» Request: Quote every line below exactly and skip any picture.
>> Start
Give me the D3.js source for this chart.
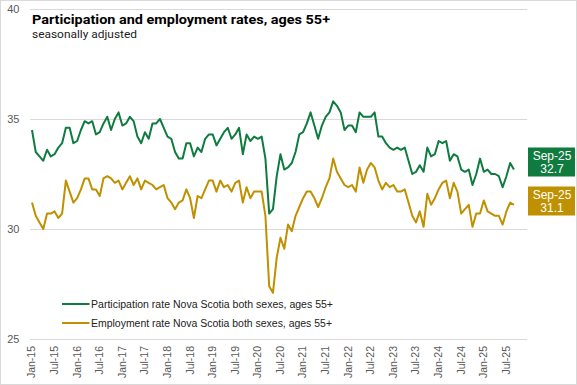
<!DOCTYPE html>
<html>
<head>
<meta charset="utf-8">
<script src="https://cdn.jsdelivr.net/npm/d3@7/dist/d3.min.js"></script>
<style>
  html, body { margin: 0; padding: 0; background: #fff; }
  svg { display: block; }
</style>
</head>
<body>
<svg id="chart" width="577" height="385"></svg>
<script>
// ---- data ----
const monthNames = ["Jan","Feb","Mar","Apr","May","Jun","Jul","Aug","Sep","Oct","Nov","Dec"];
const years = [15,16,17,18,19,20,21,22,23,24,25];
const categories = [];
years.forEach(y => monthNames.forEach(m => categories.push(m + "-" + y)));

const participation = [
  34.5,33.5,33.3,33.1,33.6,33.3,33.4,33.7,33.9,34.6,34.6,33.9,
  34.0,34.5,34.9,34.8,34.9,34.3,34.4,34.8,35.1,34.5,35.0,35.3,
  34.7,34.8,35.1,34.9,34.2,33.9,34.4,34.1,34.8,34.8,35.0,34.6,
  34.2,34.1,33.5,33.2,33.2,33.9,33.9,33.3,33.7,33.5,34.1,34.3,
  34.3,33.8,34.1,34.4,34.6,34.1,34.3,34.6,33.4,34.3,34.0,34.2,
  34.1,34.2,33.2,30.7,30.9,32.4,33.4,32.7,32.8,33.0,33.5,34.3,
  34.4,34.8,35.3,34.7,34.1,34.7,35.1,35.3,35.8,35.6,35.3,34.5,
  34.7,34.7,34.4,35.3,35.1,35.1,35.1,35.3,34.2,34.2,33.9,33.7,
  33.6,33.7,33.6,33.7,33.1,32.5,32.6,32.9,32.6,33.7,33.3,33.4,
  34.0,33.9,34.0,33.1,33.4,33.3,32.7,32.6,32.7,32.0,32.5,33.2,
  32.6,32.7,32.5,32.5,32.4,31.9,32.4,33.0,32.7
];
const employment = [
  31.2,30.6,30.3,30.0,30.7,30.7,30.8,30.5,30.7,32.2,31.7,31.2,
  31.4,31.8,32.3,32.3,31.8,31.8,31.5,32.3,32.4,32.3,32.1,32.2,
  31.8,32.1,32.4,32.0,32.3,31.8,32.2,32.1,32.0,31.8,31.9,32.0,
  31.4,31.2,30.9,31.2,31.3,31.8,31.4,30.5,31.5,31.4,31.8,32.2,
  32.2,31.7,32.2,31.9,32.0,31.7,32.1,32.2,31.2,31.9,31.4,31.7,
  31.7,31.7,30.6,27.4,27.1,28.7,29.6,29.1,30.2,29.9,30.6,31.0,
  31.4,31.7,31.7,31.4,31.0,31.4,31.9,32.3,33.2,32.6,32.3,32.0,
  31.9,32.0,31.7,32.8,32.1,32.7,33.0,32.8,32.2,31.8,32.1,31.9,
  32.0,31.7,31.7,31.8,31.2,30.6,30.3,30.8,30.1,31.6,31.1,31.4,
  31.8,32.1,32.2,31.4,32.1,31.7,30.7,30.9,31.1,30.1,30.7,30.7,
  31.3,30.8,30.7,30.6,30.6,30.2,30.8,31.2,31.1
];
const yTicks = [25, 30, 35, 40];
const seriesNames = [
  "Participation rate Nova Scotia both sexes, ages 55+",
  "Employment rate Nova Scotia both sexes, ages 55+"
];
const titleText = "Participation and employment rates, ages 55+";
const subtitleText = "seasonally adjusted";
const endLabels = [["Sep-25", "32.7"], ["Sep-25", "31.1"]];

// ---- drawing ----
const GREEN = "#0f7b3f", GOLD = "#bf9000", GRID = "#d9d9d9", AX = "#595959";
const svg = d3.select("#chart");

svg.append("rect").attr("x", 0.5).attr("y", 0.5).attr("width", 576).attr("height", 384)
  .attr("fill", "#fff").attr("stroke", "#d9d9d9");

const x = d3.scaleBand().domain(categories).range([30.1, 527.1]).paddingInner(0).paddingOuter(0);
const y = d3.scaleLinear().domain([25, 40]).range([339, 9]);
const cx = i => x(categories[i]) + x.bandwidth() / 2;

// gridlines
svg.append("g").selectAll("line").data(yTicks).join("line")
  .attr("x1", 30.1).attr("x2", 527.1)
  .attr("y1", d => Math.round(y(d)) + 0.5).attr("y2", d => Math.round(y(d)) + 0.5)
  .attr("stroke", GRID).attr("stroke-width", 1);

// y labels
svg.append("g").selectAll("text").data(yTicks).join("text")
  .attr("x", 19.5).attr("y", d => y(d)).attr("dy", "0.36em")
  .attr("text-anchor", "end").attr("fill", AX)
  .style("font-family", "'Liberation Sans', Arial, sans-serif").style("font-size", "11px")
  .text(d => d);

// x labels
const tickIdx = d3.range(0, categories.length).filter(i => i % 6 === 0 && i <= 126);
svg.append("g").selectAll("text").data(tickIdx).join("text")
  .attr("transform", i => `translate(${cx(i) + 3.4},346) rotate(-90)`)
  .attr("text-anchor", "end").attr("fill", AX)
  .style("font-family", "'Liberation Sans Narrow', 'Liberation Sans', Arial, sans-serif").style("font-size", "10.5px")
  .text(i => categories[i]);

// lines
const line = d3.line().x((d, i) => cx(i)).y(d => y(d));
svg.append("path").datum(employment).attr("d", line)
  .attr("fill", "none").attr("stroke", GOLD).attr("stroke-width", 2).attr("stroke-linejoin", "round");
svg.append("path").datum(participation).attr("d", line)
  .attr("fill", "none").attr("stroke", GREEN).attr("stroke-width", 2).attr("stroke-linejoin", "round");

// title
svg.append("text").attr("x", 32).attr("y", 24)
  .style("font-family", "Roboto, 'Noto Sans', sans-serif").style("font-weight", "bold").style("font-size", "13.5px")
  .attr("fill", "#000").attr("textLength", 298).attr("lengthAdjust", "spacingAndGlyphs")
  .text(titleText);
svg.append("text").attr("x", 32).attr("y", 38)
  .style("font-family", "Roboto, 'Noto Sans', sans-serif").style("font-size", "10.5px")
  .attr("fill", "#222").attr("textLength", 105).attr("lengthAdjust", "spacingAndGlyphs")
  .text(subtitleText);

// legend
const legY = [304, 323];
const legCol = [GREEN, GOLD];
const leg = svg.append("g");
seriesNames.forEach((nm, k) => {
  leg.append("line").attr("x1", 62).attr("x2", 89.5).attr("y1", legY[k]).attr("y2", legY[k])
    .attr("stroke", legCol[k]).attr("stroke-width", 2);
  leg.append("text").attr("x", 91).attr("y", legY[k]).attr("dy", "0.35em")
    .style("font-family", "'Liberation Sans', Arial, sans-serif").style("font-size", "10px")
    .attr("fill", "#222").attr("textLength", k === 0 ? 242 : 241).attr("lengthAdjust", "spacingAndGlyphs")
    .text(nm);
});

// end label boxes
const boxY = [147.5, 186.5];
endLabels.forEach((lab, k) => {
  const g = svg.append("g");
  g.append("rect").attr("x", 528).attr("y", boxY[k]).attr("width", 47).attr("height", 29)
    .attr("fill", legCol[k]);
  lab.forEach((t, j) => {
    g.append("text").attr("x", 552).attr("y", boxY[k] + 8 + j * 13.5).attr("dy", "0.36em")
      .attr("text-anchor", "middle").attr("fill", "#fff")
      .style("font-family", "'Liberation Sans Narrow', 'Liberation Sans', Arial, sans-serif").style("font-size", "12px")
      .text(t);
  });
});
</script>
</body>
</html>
>> End
» Exercise response:
Give me the D3.js source for this chart.
<!DOCTYPE html>
<html>
<head>
<meta charset="utf-8">
<script src="https://cdn.jsdelivr.net/npm/d3@7/dist/d3.min.js"></script>
<style>
  html, body { margin: 0; padding: 0; background: #fff; }
  svg { display: block; }
</style>
</head>
<body>
<svg id="chart" width="577" height="385"></svg>
<script>
// ---- data ----
const monthNames = ["Jan","Feb","Mar","Apr","May","Jun","Jul","Aug","Sep","Oct","Nov","Dec"];
const years = [15,16,17,18,19,20,21,22,23,24,25];
const categories = [];
years.forEach(y => monthNames.forEach(m => categories.push(m + "-" + y)));

const participation = [
  34.5,33.5,33.3,33.1,33.6,33.3,33.4,33.7,33.9,34.6,34.6,33.9,
  34.0,34.5,34.9,34.8,34.9,34.3,34.4,34.8,35.1,34.5,35.0,35.3,
  34.7,34.8,35.1,34.9,34.2,33.9,34.4,34.1,34.8,34.8,35.0,34.6,
  34.2,34.1,33.5,33.2,33.2,33.9,33.9,33.3,33.7,33.5,34.1,34.3,
  34.3,33.8,34.1,34.4,34.6,34.1,34.3,34.6,33.4,34.3,34.0,34.2,
  34.1,34.2,33.2,30.7,30.9,32.4,33.4,32.7,32.8,33.0,33.5,34.3,
  34.4,34.8,35.3,34.7,34.1,34.7,35.1,35.3,35.8,35.6,35.3,34.5,
  34.7,34.7,34.4,35.3,35.1,35.1,35.1,35.3,34.2,34.2,33.9,33.7,
  33.6,33.7,33.6,33.7,33.1,32.5,32.6,32.9,32.6,33.7,33.3,33.4,
  34.0,33.9,34.0,33.1,33.4,33.3,32.7,32.6,32.7,32.0,32.5,33.2,
  32.6,32.7,32.5,32.5,32.4,31.9,32.4,33.0,32.7
];
const employment = [
  31.2,30.6,30.3,30.0,30.7,30.7,30.8,30.5,30.7,32.2,31.7,31.2,
  31.4,31.8,32.3,32.3,31.8,31.8,31.5,32.3,32.4,32.3,32.1,32.2,
  31.8,32.1,32.4,32.0,32.3,31.8,32.2,32.1,32.0,31.8,31.9,32.0,
  31.4,31.2,30.9,31.2,31.3,31.8,31.4,30.5,31.5,31.4,31.8,32.2,
  32.2,31.7,32.2,31.9,32.0,31.7,32.1,32.2,31.2,31.9,31.4,31.7,
  31.7,31.7,30.6,27.4,27.1,28.7,29.6,29.1,30.2,29.9,30.6,31.0,
  31.4,31.7,31.7,31.4,31.0,31.4,31.9,32.3,33.2,32.6,32.3,32.0,
  31.9,32.0,31.7,32.8,32.1,32.7,33.0,32.8,32.2,31.8,32.1,31.9,
  32.0,31.7,31.7,31.8,31.2,30.6,30.3,30.8,30.1,31.6,31.1,31.4,
  31.8,32.1,32.2,31.4,32.1,31.7,30.7,30.9,31.1,30.1,30.7,30.7,
  31.3,30.8,30.7,30.6,30.6,30.2,30.8,31.2,31.1
];
const yTicks = [25, 30, 35, 40];
const seriesNames = [
  "Participation rate Nova Scotia both sexes, ages 55+",
  "Employment rate Nova Scotia both sexes, ages 55+"
];
const titleText = "Participation and employment rates, ages 55+";
const subtitleText = "seasonally adjusted";
const endLabels = [["Sep-25", "32.7"], ["Sep-25", "31.1"]];

// ---- drawing ----
const GREEN = "#0f7b3f", GOLD = "#bf9000", GRID = "#d9d9d9", AX = "#595959";
const svg = d3.select("#chart");

svg.append("rect").attr("x", 0.5).attr("y", 0.5).attr("width", 576).attr("height", 384)
  .attr("fill", "#fff").attr("stroke", "#d9d9d9");

const x = d3.scaleBand().domain(categories).range([30.1, 527.1]).paddingInner(0).paddingOuter(0);
const y = d3.scaleLinear().domain([25, 40]).range([339, 9]);
const cx = i => x(categories[i]) + x.bandwidth() / 2;

// gridlines
svg.append("g").selectAll("line").data(yTicks).join("line")
  .attr("x1", 30.1).attr("x2", 527.1)
  .attr("y1", d => Math.round(y(d)) + 0.5).attr("y2", d => Math.round(y(d)) + 0.5)
  .attr("stroke", GRID).attr("stroke-width", 1);

// y labels
svg.append("g").selectAll("text").data(yTicks).join("text")
  .attr("x", 19.5).attr("y", d => y(d)).attr("dy", "0.36em")
  .attr("text-anchor", "end").attr("fill", AX)
  .style("font-family", "'Liberation Sans', Arial, sans-serif").style("font-size", "11px")
  .text(d => d);

// x labels
const tickIdx = d3.range(0, categories.length).filter(i => i % 6 === 0 && i <= 126);
svg.append("g").selectAll("text").data(tickIdx).join("text")
  .attr("transform", i => `translate(${cx(i) + 3.4},346) rotate(-90)`)
  .attr("text-anchor", "end").attr("fill", AX)
  .style("font-family", "'Liberation Sans Narrow', 'Liberation Sans', Arial, sans-serif").style("font-size", "10.5px")
  .text(i => categories[i]);

// lines
const line = d3.line().x((d, i) => cx(i)).y(d => y(d));
svg.append("path").datum(employment).attr("d", line)
  .attr("fill", "none").attr("stroke", GOLD).attr("stroke-width", 2).attr("stroke-linejoin", "round");
svg.append("path").datum(participation).attr("d", line)
  .attr("fill", "none").attr("stroke", GREEN).attr("stroke-width", 2).attr("stroke-linejoin", "round");

// title
svg.append("text").attr("x", 32).attr("y", 24)
  .style("font-family", "Roboto, 'Noto Sans', sans-serif").style("font-weight", "bold").style("font-size", "13.5px")
  .attr("fill", "#000").attr("textLength", 298).attr("lengthAdjust", "spacingAndGlyphs")
  .text(titleText);
svg.append("text").attr("x", 32).attr("y", 38)
  .style("font-family", "Roboto, 'Noto Sans', sans-serif").style("font-size", "10.5px")
  .attr("fill", "#222").attr("textLength", 105).attr("lengthAdjust", "spacingAndGlyphs")
  .text(subtitleText);

// legend
const legY = [304, 323];
const legCol = [GREEN, GOLD];
const leg = svg.append("g");
seriesNames.forEach((nm, k) => {
  leg.append("line").attr("x1", 62).attr("x2", 89.5).attr("y1", legY[k]).attr("y2", legY[k])
    .attr("stroke", legCol[k]).attr("stroke-width", 2);
  leg.append("text").attr("x", 91).attr("y", legY[k]).attr("dy", "0.35em")
    .style("font-family", "'Liberation Sans', Arial, sans-serif").style("font-size", "10px")
    .attr("fill", "#222").attr("textLength", k === 0 ? 242 : 241).attr("lengthAdjust", "spacingAndGlyphs")
    .text(nm);
});

// end label boxes
const boxY = [147.5, 186.5];
endLabels.forEach((lab, k) => {
  const g = svg.append("g");
  g.append("rect").attr("x", 528).attr("y", boxY[k]).attr("width", 47).attr("height", 29)
    .attr("fill", legCol[k]);
  lab.forEach((t, j) => {
    g.append("text").attr("x", 552).attr("y", boxY[k] + 8 + j * 13.5).attr("dy", "0.36em")
      .attr("text-anchor", "middle").attr("fill", "#fff")
      .style("font-family", "'Liberation Sans Narrow', 'Liberation Sans', Arial, sans-serif").style("font-size", "12px")
      .text(t);
  });
});
</script>
</body>
</html>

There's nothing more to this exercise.